Prometi que não teria muita coisa diferente do que vi em cada ambiente enfeitado com esculturas de sereias, mesas enormes para receber os amigos, janelas de vidro para o filme do céu, adegas com espaços para a alegria, retratos e quadros de cor, na casa de um homem que não nasceu para o comum.
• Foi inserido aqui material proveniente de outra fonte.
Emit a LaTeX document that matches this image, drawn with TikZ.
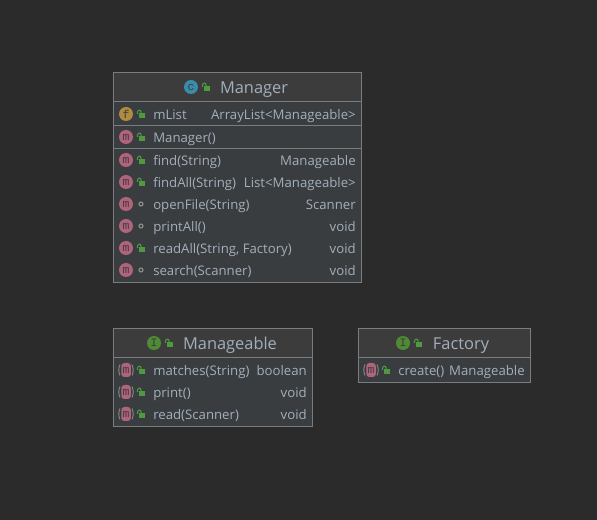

Um homem que fez da brevidade dessa viagem um voo magnifico que foi feito com o esforço de quem sabe ser o único.
E lindo.
Não por capricho, mas pela consciência de que ele é finito, mas deve ser bonito.
O que vejo nesses mergulhos na vida alheia é apatia.
Novela, rostos iluminados pelas telas, elas, de todo os tipos.
Vejo bocas mastigando sem prazer, olhos olhando sem foco.
Casas impecáveis sem calor, sem pessoas em volta das mesas, sem brindes por trás das fotografias posadas para serem perfeitas.
Também sou testemunha de mãos que podam galhos pelo simples prazer de vê-los podados.
De pequenos detalhes que me mostram que nem todos sucumbiram à triste banalidade de simplesmente se dar bem na vida como sinônimo de ter muito dinheiro.
Dinheiro é bom, necessário, com certeza.
Mas troco Paris pelo meu quintal se nele eu puder ver poesia.
Pois a vida não é um cartão postal.
Mas cada letrinha que escrevemos no verso de todas a belas imagens que temos.
Fazendo delas mais do que imagens.
Lembranças.

quinta-feira, 5 de fevereiro de 2015

Mulher Fácil


Não me venha com uma mansão branca, de escadarias de mármore e obras de artistas ilustres nas paredes imaculadas se não poderei brincar com minhas crianças e trazer os pés sujos de vida para dentro de casa.
Não preciso de um jardim repleto de sebes esculpidas com bustos de mulheres se eu não poder gargalhar alto e, desajeitada, amassar algumas folhas do verde intenso e reto.
Se eu tiver apenas uma flor plantada no meu vaso de barro, mas ela for minha alegria diurna que não me será arrancada com palavras de cólera nas noites sem lua, deixo, com gosto, a fartura das plantas que tanto amo.
Coloco pedrinhas em um cantinho de mato, se elas forem testemunha do meu sono tranquilo, sem mágoas ou remorsos.
Não me venha com luxos diversos se eles me forem dados depois de muito ter sido tirado.
Não sou fácil de ser agradada se os agrados vierem em forma de coisas que não toquem a minha alma.
E minha alma é bicho arredio às trocas mundanas, às gaiolas banhadas em ouro e prazeres que durem apenas o tempo que o corpo necessita.
Troco todos os meus bens por um colo de braços apertados, pois serei capaz de mover montanhas se me alimentar de carinho.
Pois sou uma mulher muito fácil.
Me rendo muito rápido à tudo que faça os cantos da minha boca virarem para cima em sorrisos verdadeiros.
Não me venha com promessas de viagens encantadas se elas me custarem muito.
Sou capaz de viajar ao deitar no chão e ver o movimento suave das nuvens brancas em céu azulado.
Troco tudo por paz.
E se não puderes me dar apenas isso.
Ficarei bem.
Pois já tenho tudo que me dá serenidade guardado comigo.
Só te peço que não tentes, ao sair, levá-las contigo.